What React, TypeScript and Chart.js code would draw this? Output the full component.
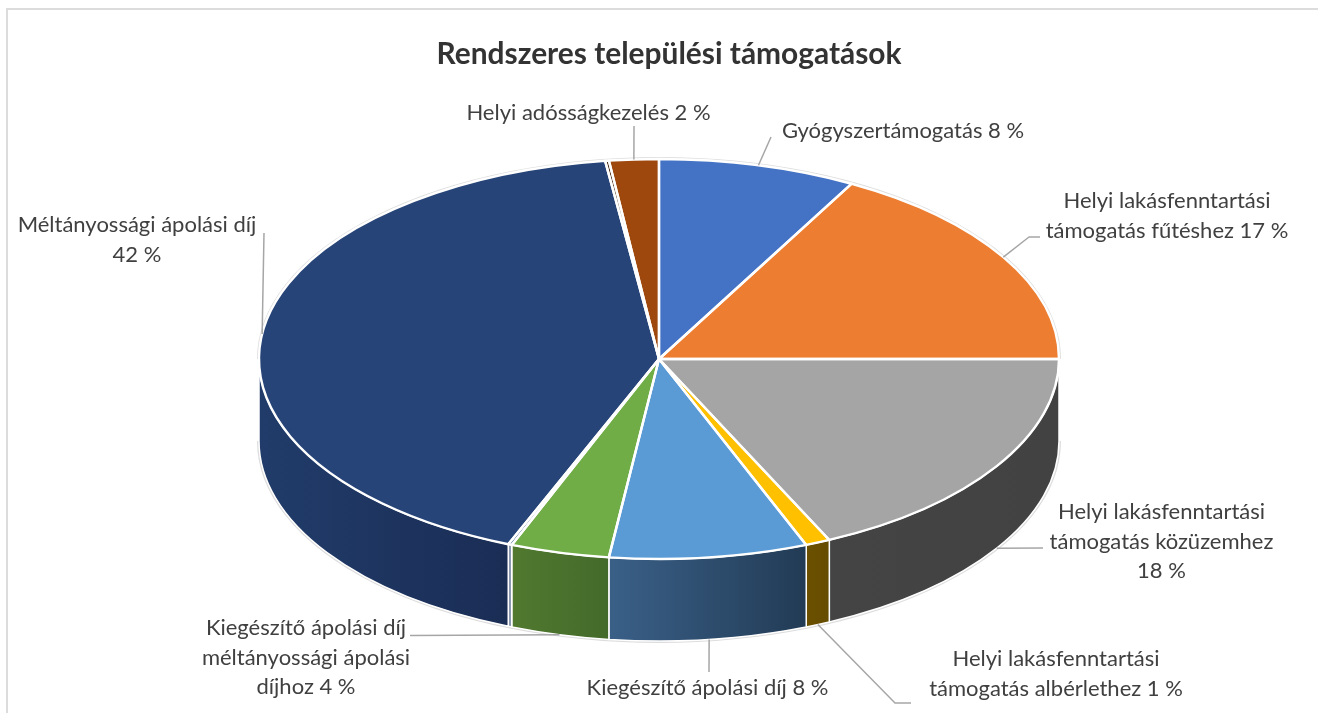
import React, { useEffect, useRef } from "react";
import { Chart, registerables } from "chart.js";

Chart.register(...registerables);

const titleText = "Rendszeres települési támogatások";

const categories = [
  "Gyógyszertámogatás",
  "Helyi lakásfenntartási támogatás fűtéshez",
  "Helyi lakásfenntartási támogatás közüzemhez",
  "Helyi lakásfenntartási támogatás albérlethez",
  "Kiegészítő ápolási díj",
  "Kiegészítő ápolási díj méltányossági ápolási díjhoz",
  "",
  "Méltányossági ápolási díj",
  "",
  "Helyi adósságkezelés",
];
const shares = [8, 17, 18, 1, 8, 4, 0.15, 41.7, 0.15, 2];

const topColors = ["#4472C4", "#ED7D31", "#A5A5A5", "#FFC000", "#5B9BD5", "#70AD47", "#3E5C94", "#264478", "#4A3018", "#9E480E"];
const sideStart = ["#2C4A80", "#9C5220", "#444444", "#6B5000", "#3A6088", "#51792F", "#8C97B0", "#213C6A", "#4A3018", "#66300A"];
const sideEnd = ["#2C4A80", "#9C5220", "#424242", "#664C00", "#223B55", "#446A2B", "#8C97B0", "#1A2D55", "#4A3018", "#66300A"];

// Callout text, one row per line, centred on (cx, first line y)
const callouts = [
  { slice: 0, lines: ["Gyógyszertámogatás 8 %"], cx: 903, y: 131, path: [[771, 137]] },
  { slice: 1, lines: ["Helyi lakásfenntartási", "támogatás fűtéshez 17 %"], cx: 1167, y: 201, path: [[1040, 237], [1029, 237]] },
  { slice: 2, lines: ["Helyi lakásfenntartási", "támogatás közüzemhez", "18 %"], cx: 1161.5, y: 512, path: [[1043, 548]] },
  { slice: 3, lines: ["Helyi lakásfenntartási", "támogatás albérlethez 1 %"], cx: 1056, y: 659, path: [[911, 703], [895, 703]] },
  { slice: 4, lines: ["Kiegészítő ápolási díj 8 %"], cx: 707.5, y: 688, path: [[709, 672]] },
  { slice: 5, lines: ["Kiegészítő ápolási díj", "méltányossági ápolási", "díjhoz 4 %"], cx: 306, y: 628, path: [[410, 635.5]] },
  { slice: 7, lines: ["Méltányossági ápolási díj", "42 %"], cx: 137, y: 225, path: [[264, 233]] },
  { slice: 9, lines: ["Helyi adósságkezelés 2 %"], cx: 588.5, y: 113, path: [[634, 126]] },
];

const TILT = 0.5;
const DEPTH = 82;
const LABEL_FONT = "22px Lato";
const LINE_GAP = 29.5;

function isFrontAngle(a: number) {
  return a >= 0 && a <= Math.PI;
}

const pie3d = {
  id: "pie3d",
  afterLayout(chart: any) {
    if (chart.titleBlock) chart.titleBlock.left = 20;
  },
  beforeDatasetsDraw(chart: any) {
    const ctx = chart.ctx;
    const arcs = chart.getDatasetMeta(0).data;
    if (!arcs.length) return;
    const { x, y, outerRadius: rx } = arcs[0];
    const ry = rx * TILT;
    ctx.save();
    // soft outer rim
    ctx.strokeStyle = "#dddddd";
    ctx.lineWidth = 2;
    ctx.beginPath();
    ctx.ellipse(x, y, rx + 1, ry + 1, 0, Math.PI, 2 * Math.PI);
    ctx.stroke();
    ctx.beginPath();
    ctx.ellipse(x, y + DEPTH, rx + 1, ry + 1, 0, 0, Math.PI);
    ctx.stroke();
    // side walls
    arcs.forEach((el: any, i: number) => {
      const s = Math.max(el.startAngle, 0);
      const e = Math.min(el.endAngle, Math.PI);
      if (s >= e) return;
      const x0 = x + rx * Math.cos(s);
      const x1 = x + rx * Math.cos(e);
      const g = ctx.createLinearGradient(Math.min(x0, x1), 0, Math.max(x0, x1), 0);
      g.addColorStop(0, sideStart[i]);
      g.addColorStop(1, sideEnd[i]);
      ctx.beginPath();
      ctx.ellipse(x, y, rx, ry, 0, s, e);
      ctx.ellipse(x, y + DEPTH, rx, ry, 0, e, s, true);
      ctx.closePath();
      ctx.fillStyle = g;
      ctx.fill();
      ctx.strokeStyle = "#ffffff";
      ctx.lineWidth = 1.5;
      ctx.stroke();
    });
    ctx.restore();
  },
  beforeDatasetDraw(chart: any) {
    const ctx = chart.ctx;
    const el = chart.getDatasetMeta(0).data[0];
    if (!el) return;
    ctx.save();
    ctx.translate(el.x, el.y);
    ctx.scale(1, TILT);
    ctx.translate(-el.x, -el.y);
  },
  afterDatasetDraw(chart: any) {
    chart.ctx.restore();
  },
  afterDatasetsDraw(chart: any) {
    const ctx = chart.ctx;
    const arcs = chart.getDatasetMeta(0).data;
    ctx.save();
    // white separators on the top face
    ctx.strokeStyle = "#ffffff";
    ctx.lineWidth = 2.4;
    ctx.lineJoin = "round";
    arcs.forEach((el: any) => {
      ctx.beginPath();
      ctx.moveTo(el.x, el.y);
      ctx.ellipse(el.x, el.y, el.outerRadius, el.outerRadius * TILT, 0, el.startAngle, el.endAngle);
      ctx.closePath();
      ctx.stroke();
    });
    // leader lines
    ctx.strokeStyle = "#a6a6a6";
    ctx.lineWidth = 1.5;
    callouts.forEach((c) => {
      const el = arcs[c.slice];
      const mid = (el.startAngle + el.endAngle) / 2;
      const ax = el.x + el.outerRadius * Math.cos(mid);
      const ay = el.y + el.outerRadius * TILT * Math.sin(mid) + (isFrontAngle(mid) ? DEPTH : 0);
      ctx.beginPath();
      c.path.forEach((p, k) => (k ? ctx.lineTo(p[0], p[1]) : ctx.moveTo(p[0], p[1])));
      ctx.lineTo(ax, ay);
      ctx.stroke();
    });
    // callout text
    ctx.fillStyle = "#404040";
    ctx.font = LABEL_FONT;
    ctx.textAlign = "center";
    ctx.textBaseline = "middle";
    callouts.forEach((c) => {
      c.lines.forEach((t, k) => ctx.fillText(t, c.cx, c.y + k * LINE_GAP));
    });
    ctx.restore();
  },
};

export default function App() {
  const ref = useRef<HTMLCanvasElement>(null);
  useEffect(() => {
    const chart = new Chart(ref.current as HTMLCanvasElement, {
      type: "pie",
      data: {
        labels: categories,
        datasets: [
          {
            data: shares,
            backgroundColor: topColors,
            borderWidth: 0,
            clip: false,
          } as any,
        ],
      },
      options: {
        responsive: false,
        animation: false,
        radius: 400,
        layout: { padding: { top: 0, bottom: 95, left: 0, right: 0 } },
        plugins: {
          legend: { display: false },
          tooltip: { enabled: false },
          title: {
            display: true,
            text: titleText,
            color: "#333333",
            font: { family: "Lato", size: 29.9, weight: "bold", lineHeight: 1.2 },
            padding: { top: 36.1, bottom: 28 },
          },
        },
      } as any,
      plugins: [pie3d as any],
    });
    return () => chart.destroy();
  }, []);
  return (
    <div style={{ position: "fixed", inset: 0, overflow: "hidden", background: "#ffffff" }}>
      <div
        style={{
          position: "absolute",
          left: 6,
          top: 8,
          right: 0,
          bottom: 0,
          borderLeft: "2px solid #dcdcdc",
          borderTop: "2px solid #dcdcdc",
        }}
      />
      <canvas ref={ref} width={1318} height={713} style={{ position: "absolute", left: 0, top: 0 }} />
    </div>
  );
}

◇ ◇ ◇

## TASK INSTRUCTIONS
All of the material above needs to be restated exactly, with no pictures.

## FINISHED ANSWER
What React, TypeScript and Chart.js code would draw this? Output the full component.
import React, { useEffect, useRef } from "react";
import { Chart, registerables } from "chart.js";

Chart.register(...registerables);

const titleText = "Rendszeres települési támogatások";

const categories = [
  "Gyógyszertámogatás",
  "Helyi lakásfenntartási támogatás fűtéshez",
  "Helyi lakásfenntartási támogatás közüzemhez",
  "Helyi lakásfenntartási támogatás albérlethez",
  "Kiegészítő ápolási díj",
  "Kiegészítő ápolási díj méltányossági ápolási díjhoz",
  "",
  "Méltányossági ápolási díj",
  "",
  "Helyi adósságkezelés",
];
const shares = [8, 17, 18, 1, 8, 4, 0.15, 41.7, 0.15, 2];

const topColors = ["#4472C4", "#ED7D31", "#A5A5A5", "#FFC000", "#5B9BD5", "#70AD47", "#3E5C94", "#264478", "#4A3018", "#9E480E"];
const sideStart = ["#2C4A80", "#9C5220", "#444444", "#6B5000", "#3A6088", "#51792F", "#8C97B0", "#213C6A", "#4A3018", "#66300A"];
const sideEnd = ["#2C4A80", "#9C5220", "#424242", "#664C00", "#223B55", "#446A2B", "#8C97B0", "#1A2D55", "#4A3018", "#66300A"];

// Callout text, one row per line, centred on (cx, first line y)
const callouts = [
  { slice: 0, lines: ["Gyógyszertámogatás 8 %"], cx: 903, y: 131, path: [[771, 137]] },
  { slice: 1, lines: ["Helyi lakásfenntartási", "támogatás fűtéshez 17 %"], cx: 1167, y: 201, path: [[1040, 237], [1029, 237]] },
  { slice: 2, lines: ["Helyi lakásfenntartási", "támogatás közüzemhez", "18 %"], cx: 1161.5, y: 512, path: [[1043, 548]] },
  { slice: 3, lines: ["Helyi lakásfenntartási", "támogatás albérlethez 1 %"], cx: 1056, y: 659, path: [[911, 703], [895, 703]] },
  { slice: 4, lines: ["Kiegészítő ápolási díj 8 %"], cx: 707.5, y: 688, path: [[709, 672]] },
  { slice: 5, lines: ["Kiegészítő ápolási díj", "méltányossági ápolási", "díjhoz 4 %"], cx: 306, y: 628, path: [[410, 635.5]] },
  { slice: 7, lines: ["Méltányossági ápolási díj", "42 %"], cx: 137, y: 225, path: [[264, 233]] },
  { slice: 9, lines: ["Helyi adósságkezelés 2 %"], cx: 588.5, y: 113, path: [[634, 126]] },
];

const TILT = 0.5;
const DEPTH = 82;
const LABEL_FONT = "22px Lato";
const LINE_GAP = 29.5;

function isFrontAngle(a: number) {
  return a >= 0 && a <= Math.PI;
}

const pie3d = {
  id: "pie3d",
  afterLayout(chart: any) {
    if (chart.titleBlock) chart.titleBlock.left = 20;
  },
  beforeDatasetsDraw(chart: any) {
    const ctx = chart.ctx;
    const arcs = chart.getDatasetMeta(0).data;
    if (!arcs.length) return;
    const { x, y, outerRadius: rx } = arcs[0];
    const ry = rx * TILT;
    ctx.save();
    // soft outer rim
    ctx.strokeStyle = "#dddddd";
    ctx.lineWidth = 2;
    ctx.beginPath();
    ctx.ellipse(x, y, rx + 1, ry + 1, 0, Math.PI, 2 * Math.PI);
    ctx.stroke();
    ctx.beginPath();
    ctx.ellipse(x, y + DEPTH, rx + 1, ry + 1, 0, 0, Math.PI);
    ctx.stroke();
    // side walls
    arcs.forEach((el: any, i: number) => {
      const s = Math.max(el.startAngle, 0);
      const e = Math.min(el.endAngle, Math.PI);
      if (s >= e) return;
      const x0 = x + rx * Math.cos(s);
      const x1 = x + rx * Math.cos(e);
      const g = ctx.createLinearGradient(Math.min(x0, x1), 0, Math.max(x0, x1), 0);
      g.addColorStop(0, sideStart[i]);
      g.addColorStop(1, sideEnd[i]);
      ctx.beginPath();
      ctx.ellipse(x, y, rx, ry, 0, s, e);
      ctx.ellipse(x, y + DEPTH, rx, ry, 0, e, s, true);
      ctx.closePath();
      ctx.fillStyle = g;
      ctx.fill();
      ctx.strokeStyle = "#ffffff";
      ctx.lineWidth = 1.5;
      ctx.stroke();
    });
    ctx.restore();
  },
  beforeDatasetDraw(chart: any) {
    const ctx = chart.ctx;
    const el = chart.getDatasetMeta(0).data[0];
    if (!el) return;
    ctx.save();
    ctx.translate(el.x, el.y);
    ctx.scale(1, TILT);
    ctx.translate(-el.x, -el.y);
  },
  afterDatasetDraw(chart: any) {
    chart.ctx.restore();
  },
  afterDatasetsDraw(chart: any) {
    const ctx = chart.ctx;
    const arcs = chart.getDatasetMeta(0).data;
    ctx.save();
    // white separators on the top face
    ctx.strokeStyle = "#ffffff";
    ctx.lineWidth = 2.4;
    ctx.lineJoin = "round";
    arcs.forEach((el: any) => {
      ctx.beginPath();
      ctx.moveTo(el.x, el.y);
      ctx.ellipse(el.x, el.y, el.outerRadius, el.outerRadius * TILT, 0, el.startAngle, el.endAngle);
      ctx.closePath();
      ctx.stroke();
    });
    // leader lines
    ctx.strokeStyle = "#a6a6a6";
    ctx.lineWidth = 1.5;
    callouts.forEach((c) => {
      const el = arcs[c.slice];
      const mid = (el.startAngle + el.endAngle) / 2;
      const ax = el.x + el.outerRadius * Math.cos(mid);
      const ay = el.y + el.outerRadius * TILT * Math.sin(mid) + (isFrontAngle(mid) ? DEPTH : 0);
      ctx.beginPath();
      c.path.forEach((p, k) => (k ? ctx.lineTo(p[0], p[1]) : ctx.moveTo(p[0], p[1])));
      ctx.lineTo(ax, ay);
      ctx.stroke();
    });
    // callout text
    ctx.fillStyle = "#404040";
    ctx.font = LABEL_FONT;
    ctx.textAlign = "center";
    ctx.textBaseline = "middle";
    callouts.forEach((c) => {
      c.lines.forEach((t, k) => ctx.fillText(t, c.cx, c.y + k * LINE_GAP));
    });
    ctx.restore();
  },
};

export default function App() {
  const ref = useRef<HTMLCanvasElement>(null);
  useEffect(() => {
    const chart = new Chart(ref.current as HTMLCanvasElement, {
      type: "pie",
      data: {
        labels: categories,
        datasets: [
          {
            data: shares,
            backgroundColor: topColors,
            borderWidth: 0,
            clip: false,
          } as any,
        ],
      },
      options: {
        responsive: false,
        animation: false,
        radius: 400,
        layout: { padding: { top: 0, bottom: 95, left: 0, right: 0 } },
        plugins: {
          legend: { display: false },
          tooltip: { enabled: false },
          title: {
            display: true,
            text: titleText,
            color: "#333333",
            font: { family: "Lato", size: 29.9, weight: "bold", lineHeight: 1.2 },
            padding: { top: 36.1, bottom: 28 },
          },
        },
      } as any,
      plugins: [pie3d as any],
    });
    return () => chart.destroy();
  }, []);
  return (
    <div style={{ position: "fixed", inset: 0, overflow: "hidden", background: "#ffffff" }}>
      <div
        style={{
          position: "absolute",
          left: 6,
          top: 8,
          right: 0,
          bottom: 0,
          borderLeft: "2px solid #dcdcdc",
          borderTop: "2px solid #dcdcdc",
        }}
      />
      <canvas ref={ref} width={1318} height={713} style={{ position: "absolute", left: 0, top: 0 }} />
    </div>
  );
}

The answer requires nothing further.